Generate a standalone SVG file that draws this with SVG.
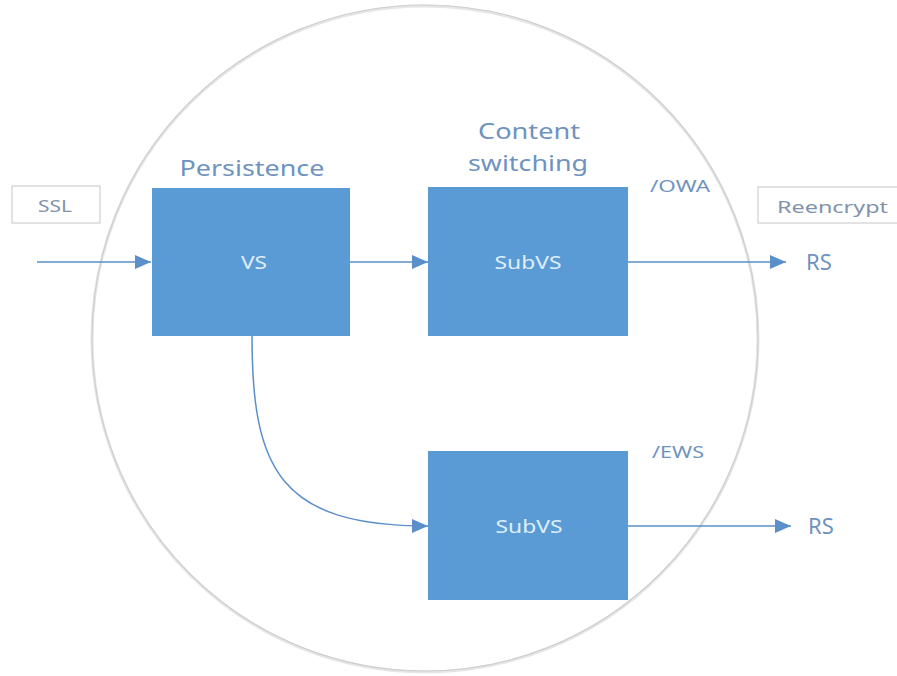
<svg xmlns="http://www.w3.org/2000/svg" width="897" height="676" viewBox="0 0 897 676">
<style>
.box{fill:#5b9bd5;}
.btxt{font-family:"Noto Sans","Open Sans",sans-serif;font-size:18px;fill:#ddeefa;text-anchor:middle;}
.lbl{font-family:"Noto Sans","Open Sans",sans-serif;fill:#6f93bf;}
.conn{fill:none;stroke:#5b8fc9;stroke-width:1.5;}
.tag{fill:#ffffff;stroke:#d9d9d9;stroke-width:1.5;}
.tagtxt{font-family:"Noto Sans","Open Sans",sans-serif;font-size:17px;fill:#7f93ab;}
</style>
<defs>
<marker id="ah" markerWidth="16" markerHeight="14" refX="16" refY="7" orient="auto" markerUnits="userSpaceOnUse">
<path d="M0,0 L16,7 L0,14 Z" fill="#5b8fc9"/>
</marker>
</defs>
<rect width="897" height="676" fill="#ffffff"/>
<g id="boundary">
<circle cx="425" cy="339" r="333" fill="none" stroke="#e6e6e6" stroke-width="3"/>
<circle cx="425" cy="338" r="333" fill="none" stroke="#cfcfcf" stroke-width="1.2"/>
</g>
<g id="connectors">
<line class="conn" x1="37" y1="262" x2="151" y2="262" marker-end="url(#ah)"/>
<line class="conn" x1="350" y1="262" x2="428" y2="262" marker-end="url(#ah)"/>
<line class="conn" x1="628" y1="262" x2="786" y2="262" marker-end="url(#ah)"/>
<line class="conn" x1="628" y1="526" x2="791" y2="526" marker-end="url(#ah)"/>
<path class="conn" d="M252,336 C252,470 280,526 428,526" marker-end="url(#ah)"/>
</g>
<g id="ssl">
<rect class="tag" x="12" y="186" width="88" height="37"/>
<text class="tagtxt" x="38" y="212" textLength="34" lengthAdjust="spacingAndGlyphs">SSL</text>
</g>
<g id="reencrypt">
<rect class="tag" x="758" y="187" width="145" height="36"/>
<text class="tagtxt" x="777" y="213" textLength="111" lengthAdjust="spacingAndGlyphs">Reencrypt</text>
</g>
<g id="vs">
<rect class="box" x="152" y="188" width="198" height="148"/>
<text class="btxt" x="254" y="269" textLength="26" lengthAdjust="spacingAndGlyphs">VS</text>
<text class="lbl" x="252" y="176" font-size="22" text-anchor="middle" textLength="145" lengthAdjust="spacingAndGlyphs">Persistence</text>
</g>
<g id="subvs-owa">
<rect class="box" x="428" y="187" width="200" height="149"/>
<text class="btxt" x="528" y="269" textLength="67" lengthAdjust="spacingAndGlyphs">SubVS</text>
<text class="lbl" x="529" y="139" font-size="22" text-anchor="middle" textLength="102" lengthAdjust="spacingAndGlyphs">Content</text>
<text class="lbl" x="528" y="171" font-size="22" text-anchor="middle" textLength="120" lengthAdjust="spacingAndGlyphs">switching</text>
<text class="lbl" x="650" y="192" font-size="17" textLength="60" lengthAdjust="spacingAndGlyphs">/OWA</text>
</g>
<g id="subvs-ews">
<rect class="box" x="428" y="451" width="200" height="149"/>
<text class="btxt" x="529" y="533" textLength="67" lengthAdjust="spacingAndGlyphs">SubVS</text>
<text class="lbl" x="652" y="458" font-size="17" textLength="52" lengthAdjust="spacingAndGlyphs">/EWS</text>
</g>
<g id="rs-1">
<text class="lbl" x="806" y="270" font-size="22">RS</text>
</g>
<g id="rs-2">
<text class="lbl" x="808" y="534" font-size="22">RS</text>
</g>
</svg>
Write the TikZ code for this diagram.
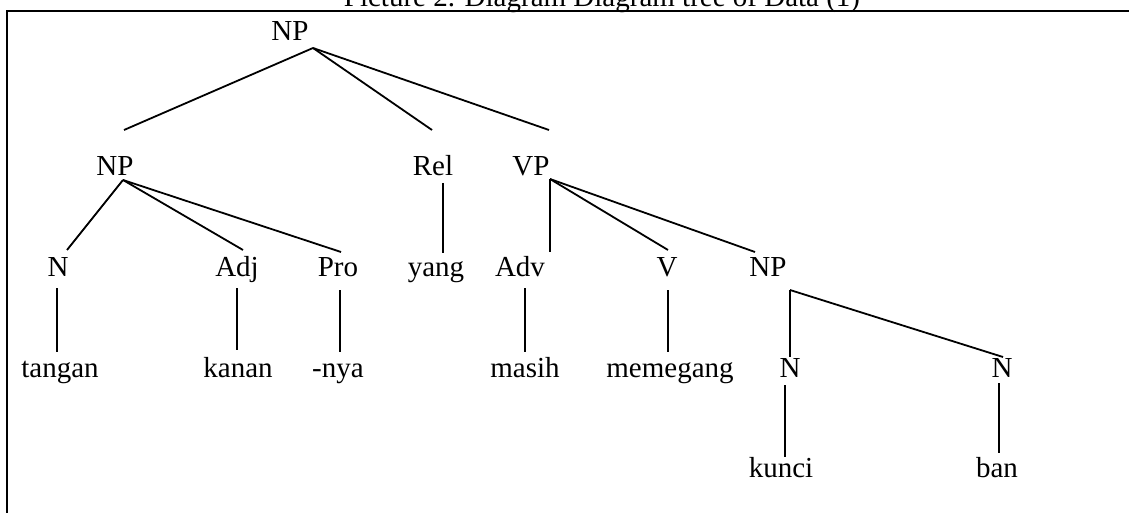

================================

> **YOUR OBJECTIVE**: Transcribe every entry word for word, but skip the pictures.

> **OUTPUT FOR THIS EXERCISE**:
Generate a standalone SVG file that draws this with SVG.
<svg xmlns="http://www.w3.org/2000/svg" width="897" height="676" viewBox="0 0 897 676">
<style>
.box{fill:#5b9bd5;}
.btxt{font-family:"Noto Sans","Open Sans",sans-serif;font-size:18px;fill:#ddeefa;text-anchor:middle;}
.lbl{font-family:"Noto Sans","Open Sans",sans-serif;fill:#6f93bf;}
.conn{fill:none;stroke:#5b8fc9;stroke-width:1.5;}
.tag{fill:#ffffff;stroke:#d9d9d9;stroke-width:1.5;}
.tagtxt{font-family:"Noto Sans","Open Sans",sans-serif;font-size:17px;fill:#7f93ab;}
</style>
<defs>
<marker id="ah" markerWidth="16" markerHeight="14" refX="16" refY="7" orient="auto" markerUnits="userSpaceOnUse">
<path d="M0,0 L16,7 L0,14 Z" fill="#5b8fc9"/>
</marker>
</defs>
<rect width="897" height="676" fill="#ffffff"/>
<g id="boundary">
<circle cx="425" cy="339" r="333" fill="none" stroke="#e6e6e6" stroke-width="3"/>
<circle cx="425" cy="338" r="333" fill="none" stroke="#cfcfcf" stroke-width="1.2"/>
</g>
<g id="connectors">
<line class="conn" x1="37" y1="262" x2="151" y2="262" marker-end="url(#ah)"/>
<line class="conn" x1="350" y1="262" x2="428" y2="262" marker-end="url(#ah)"/>
<line class="conn" x1="628" y1="262" x2="786" y2="262" marker-end="url(#ah)"/>
<line class="conn" x1="628" y1="526" x2="791" y2="526" marker-end="url(#ah)"/>
<path class="conn" d="M252,336 C252,470 280,526 428,526" marker-end="url(#ah)"/>
</g>
<g id="ssl">
<rect class="tag" x="12" y="186" width="88" height="37"/>
<text class="tagtxt" x="38" y="212" textLength="34" lengthAdjust="spacingAndGlyphs">SSL</text>
</g>
<g id="reencrypt">
<rect class="tag" x="758" y="187" width="145" height="36"/>
<text class="tagtxt" x="777" y="213" textLength="111" lengthAdjust="spacingAndGlyphs">Reencrypt</text>
</g>
<g id="vs">
<rect class="box" x="152" y="188" width="198" height="148"/>
<text class="btxt" x="254" y="269" textLength="26" lengthAdjust="spacingAndGlyphs">VS</text>
<text class="lbl" x="252" y="176" font-size="22" text-anchor="middle" textLength="145" lengthAdjust="spacingAndGlyphs">Persistence</text>
</g>
<g id="subvs-owa">
<rect class="box" x="428" y="187" width="200" height="149"/>
<text class="btxt" x="528" y="269" textLength="67" lengthAdjust="spacingAndGlyphs">SubVS</text>
<text class="lbl" x="529" y="139" font-size="22" text-anchor="middle" textLength="102" lengthAdjust="spacingAndGlyphs">Content</text>
<text class="lbl" x="528" y="171" font-size="22" text-anchor="middle" textLength="120" lengthAdjust="spacingAndGlyphs">switching</text>
<text class="lbl" x="650" y="192" font-size="17" textLength="60" lengthAdjust="spacingAndGlyphs">/OWA</text>
</g>
<g id="subvs-ews">
<rect class="box" x="428" y="451" width="200" height="149"/>
<text class="btxt" x="529" y="533" textLength="67" lengthAdjust="spacingAndGlyphs">SubVS</text>
<text class="lbl" x="652" y="458" font-size="17" textLength="52" lengthAdjust="spacingAndGlyphs">/EWS</text>
</g>
<g id="rs-1">
<text class="lbl" x="806" y="270" font-size="22">RS</text>
</g>
<g id="rs-2">
<text class="lbl" x="808" y="534" font-size="22">RS</text>
</g>
</svg>
Write the TikZ code for this diagram.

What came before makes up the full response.